Angela Merkel's conservative Christian Democratic Union (CDU) is continuing its divided approach to the threat from the far-right Alternative for Germany (AfD). As elections approach in three eastern German states in September and October, a pattern has begun to emerge: While the federal party leadership condemns the AfD, local politicians flirt cautiously with the right-wing populists.
The clash came into focus on Thursday, when Ulrich Thomas and Lars-Jörn Zimmer, two CDU deputy parliamentary leaders in Saxony-Anhalt, produced an eight-page internal memo arguing that CDU voters and AfD voters actually had similar goals. The CDU had failed, they wrote, to properly counter the "multicultural currents of leftist parties and groups."
"We must succeed in reconciling the social with the national once again," the two politicians wrote. They also said a CDU coalition with the AfD at some point in the future should not be ruled out.
Since Saxony-Anhalt is not due to go to the polls until 2021, the declaration is in no danger of being tested soon: "The current situation is that it's not possible. We don't know what the situation will be in two or five years," Thomas told the local daily Mitteldeutsche Zeitung, before suggesting that while the AfD had many "radical" politicians, there were also "liberal" forces within the party. "We'll have to see which movements break through," he said. For his part, the CDU's Saxony-Anhalt leader, Holger Stahlknecht, rejected their stance.
And the pronouncement drew immediate criticism from national CDU leaders. General Secretary Paul Ziemiak was moved to capital letters and multiple exclamation marks to express his exasperation via Twitter on Thursday. "For EVERYONE to take notes again: the CDU strictly rejects any coalition with the AfD!!! That isn't just my opinion, but the resolution of the CDU federal party conference," he wrote, before citing the relevant party resolutions.
'Conservative, not reactionary'
Last Saturday, Ziemiak explained what he considered the important boundary his party drew, and why the CDU would "never" make common cause with the AfD (or, he added, with the socialist Left party for that matter): "We in the CDU distinguish between conservative and reactionary, we distinguish between the justified concerns of citizens and nationalist propaganda," he wrote in another tweet.

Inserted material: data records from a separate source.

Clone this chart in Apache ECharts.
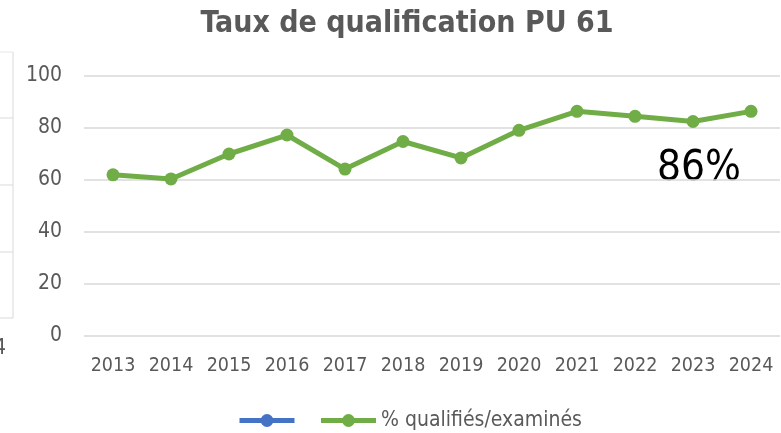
<!DOCTYPE html>
<html>
<head>
<meta charset="utf-8">
<script src="https://cdn.jsdelivr.net/npm/echarts@6/dist/echarts.min.js"></script>
<style>
  html, body { margin: 0; padding: 0; background: #fff; }
  #chart { width: 781px; height: 433px; }
</style>
</head>
<body>
<div id="chart"></div>
<script>
const years = ["2013", "2014", "2015", "2016", "2017", "2018", "2019", "2020", "2021", "2022", "2023", "2024"];
const tauxQualif = [62.0, 60.4, 70.0, 77.3, 64.2, 74.8, 68.5, 79.1, 86.4, 84.5, 82.5, 86.4];
const autreSerie = [];

const fontNarrow = "'Liberation Sans Narrow', 'DejaVu Sans Condensed', 'Liberation Sans', sans-serif";
const textGray = "#595959";

const chart = echarts.init(document.getElementById("chart"));

chart.setOption({
    backgroundColor: "#fff",
    animation: false,
    title: {
        text: "Taux de qualification PU 61",
        left: 402,
        textAlign: "center",
        top: 4,
        textStyle: { fontFamily: fontNarrow, fontSize: 30, fontWeight: "bold", color: textGray }
    },
    legend: {
        left: 232,
        top: 405,
        itemWidth: 55,
        itemHeight: 16,
        itemGap: 13,
        lineStyle: { width: 5 },
        textStyle: { fontFamily: fontNarrow, fontSize: 21, color: textGray },
        data: [" ", "% qualifiés/examinés"]
    },
    grid: { left: 84, right: 1, top: 76, bottom: 97 },
    xAxis: {
        type: "category",
        data: years,
        axisLine: { show: false },
        axisTick: { show: false },
        axisLabel: { interval: 0, margin: 20, fontFamily: fontNarrow, fontSize: 19.5, color: textGray }
    },
    yAxis: {
        type: "value",
        min: 0,
        max: 100,
        interval: 20,
        axisLabel: { margin: 22, fontFamily: fontNarrow, fontSize: 21, color: textGray },
        splitLine: { lineStyle: { color: "#d9d9d9", width: 1.5 } }
    },
    series: [
        {
            name: " ",
            type: "line",
            data: autreSerie,
            color: "#4472c4",
            symbol: "circle",
            symbolSize: 13,
            lineStyle: { width: 5 }
        },
        {
            name: "% qualifiés/examinés",
            type: "line",
            data: tauxQualif,
            color: "#70ad47",
            symbol: "circle",
            symbolSize: 13,
            lineStyle: { width: 5 }
        }
    ],
    graphic: [
        {
            type: "text",
            left: 657,
            top: 148,
            style: { text: "86%", font: "42px " + fontNarrow, fill: "#000" }
        },
        // morceau du graphique voisin coupé à gauche
        {
            type: "group",
            silent: true,
            children: [
                { type: "line", shape: { x1: 13, y1: 52, x2: 13, y2: 318 }, style: { stroke: "#d9d9d9", lineWidth: 1 } },
                { type: "line", shape: { x1: 0, y1: 52, x2: 13, y2: 52 }, style: { stroke: "#e6e6e6", lineWidth: 1 } },
                { type: "line", shape: { x1: 0, y1: 118, x2: 13, y2: 118 }, style: { stroke: "#d9d9d9", lineWidth: 1 } },
                { type: "line", shape: { x1: 0, y1: 185, x2: 13, y2: 185 }, style: { stroke: "#d9d9d9", lineWidth: 1 } },
                { type: "line", shape: { x1: 0, y1: 252, x2: 13, y2: 252 }, style: { stroke: "#d9d9d9", lineWidth: 1 } },
                { type: "line", shape: { x1: 0, y1: 318, x2: 13, y2: 318 }, style: { stroke: "#d9d9d9", lineWidth: 1 } },
                { type: "text", left: -6, top: 338, style: { text: "4", font: "21px " + fontNarrow, fill: textGray } }
            ]
        }
    ]
});
</script>
</body>
</html>
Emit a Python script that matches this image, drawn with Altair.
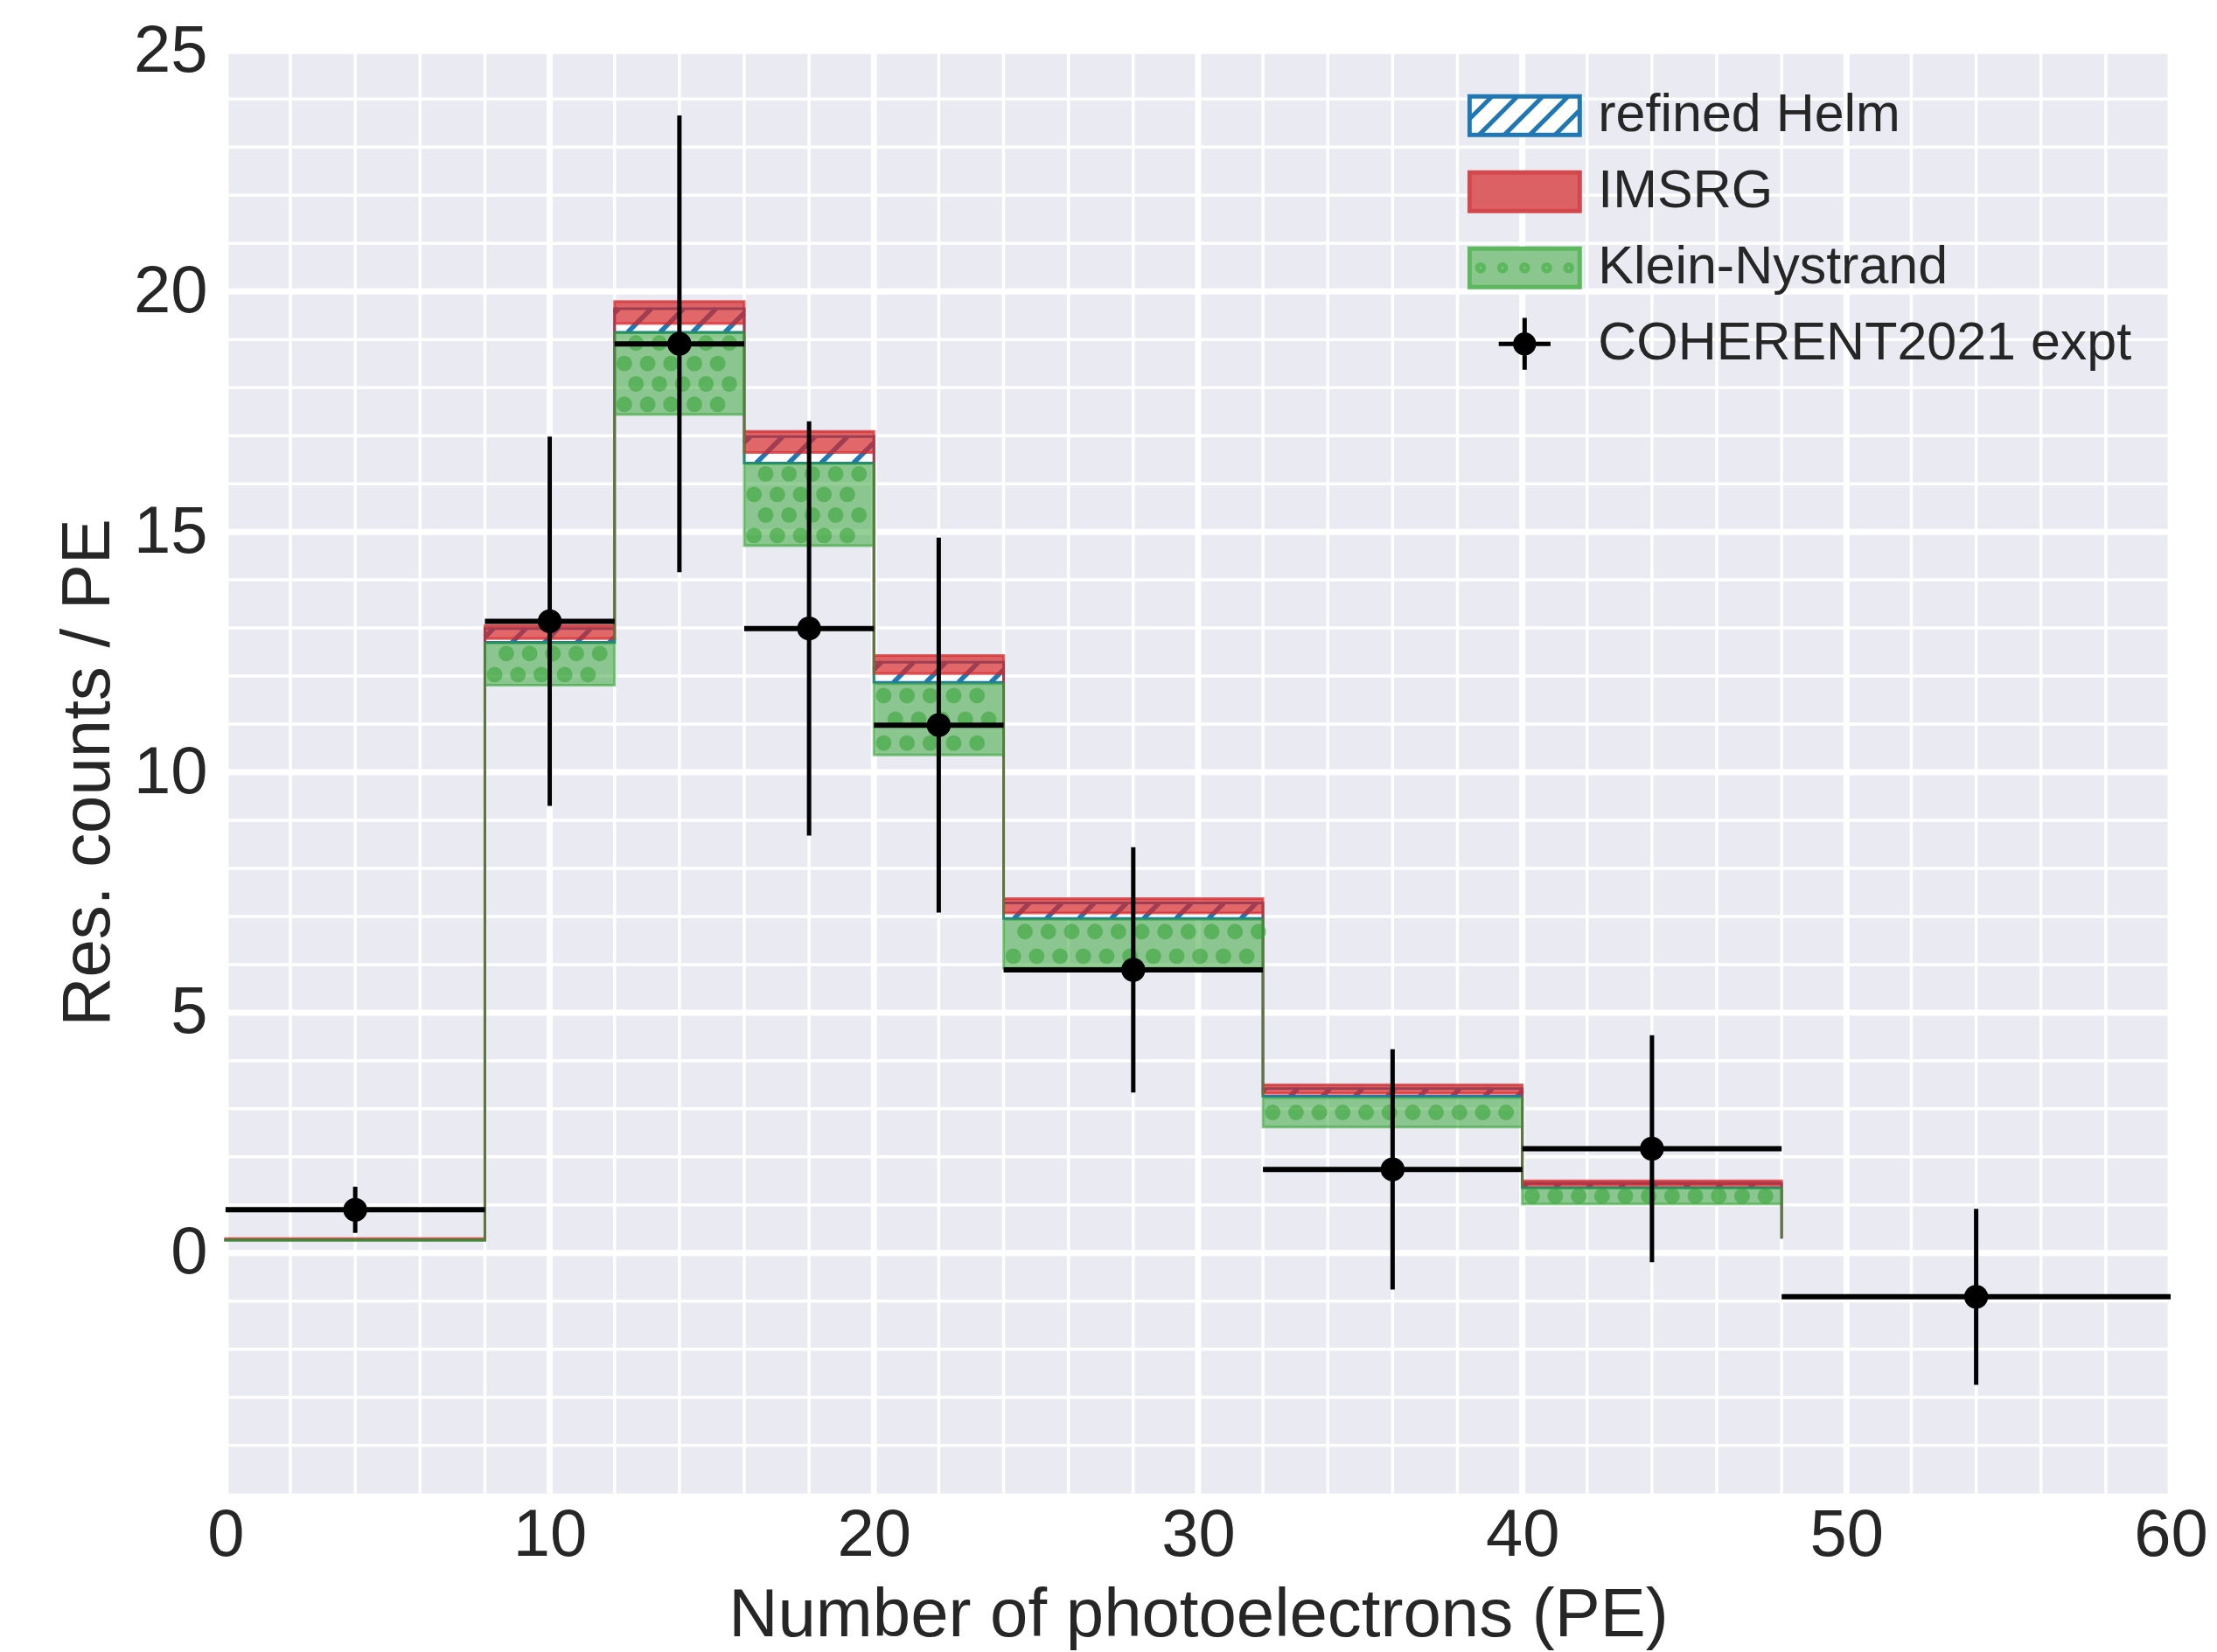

Thomas and Zimmer had an ally in former intelligence agency chief Hans-Georg Maassen, another CDU member who believes a CDU-AfD coalition is not unthinkable. However, the two may have chosen a bad week to spark such speculation: It emerged last weekend that the leading suspect in the killing of CDU regional leader Walter Lübcke was a known neo-Nazi.
In the ensuing days, major CDU figures, including Merkel's successor as party leader, Annegret Kramp-Karrenbauer, said the AfD's aggressive anti-immigrant rhetoric had made the party "complicit" in the death. What's more, she said she also believed the AfD's use of "hate and incitement" had upended taboos and "lowered inhibitions so much that they result in pure violence."
Weak in the East
But a glance at the opinion polls in the states neighboring Saxony-Anhalt is enough to show what might have been on Thomas and Zimmer's mind. A Forsa poll had the AfD leading the CDU by four points in Brandenburg on June 11 (21% to 17%), while another had the CDU and the AfD neck and neck in Saxony (both on 24%). Of the three eastern German states where elections are looming, only in Thuringia is the AfD currently polling in third place: (CDU: 26%, Left party 25%, AfD 20%). There is a real chance that Germany could see its first AfD state-level government ministers by the end of the year.
At the same time, there is also a good reason why federal CDU leaders would be drawing a line in the sand between their conservatism and the AfD's anti-immigration agenda: A new national poll released by public broadcaster ZDF found that the most popular coalition option among Germans at the moment would be a CDU alliance with the Greens. Some 46% of respondents said they would prefer such a political constellation.
And yet, the sense that the CDU is losing touch with eastern German voters is clearly troubling the party, a disorientation exacerbated by the impending departure of Merkel, and the current lack of personal popularity of her successor Kramp-Karrenbauer (a Bild newspaper poll found that more people would prefer to see Green party leader Robert Habeck as chancellor than Kramp-Karrenbauer, if the chancellor could be directly elected, by 51% to 24%).
Even centrist CDU forces are aware of this. Karin Prien, spokeswoman for the party's more moderate stream, Union der Mitte (Union of the Center), told the Mitteldeutsche Zeitung she could certainly understand why eastern Germans might have "a different view of certain discourses" than the rest of Germany. She also understood why East Germans might feel that the country's reunification had not been as successful as many thought.
At the same time, she professed herself "shocked" at the casualness with which people were claiming that the CDU and the AfD had any affinities. Not everyone in the CDU feels that shock, though.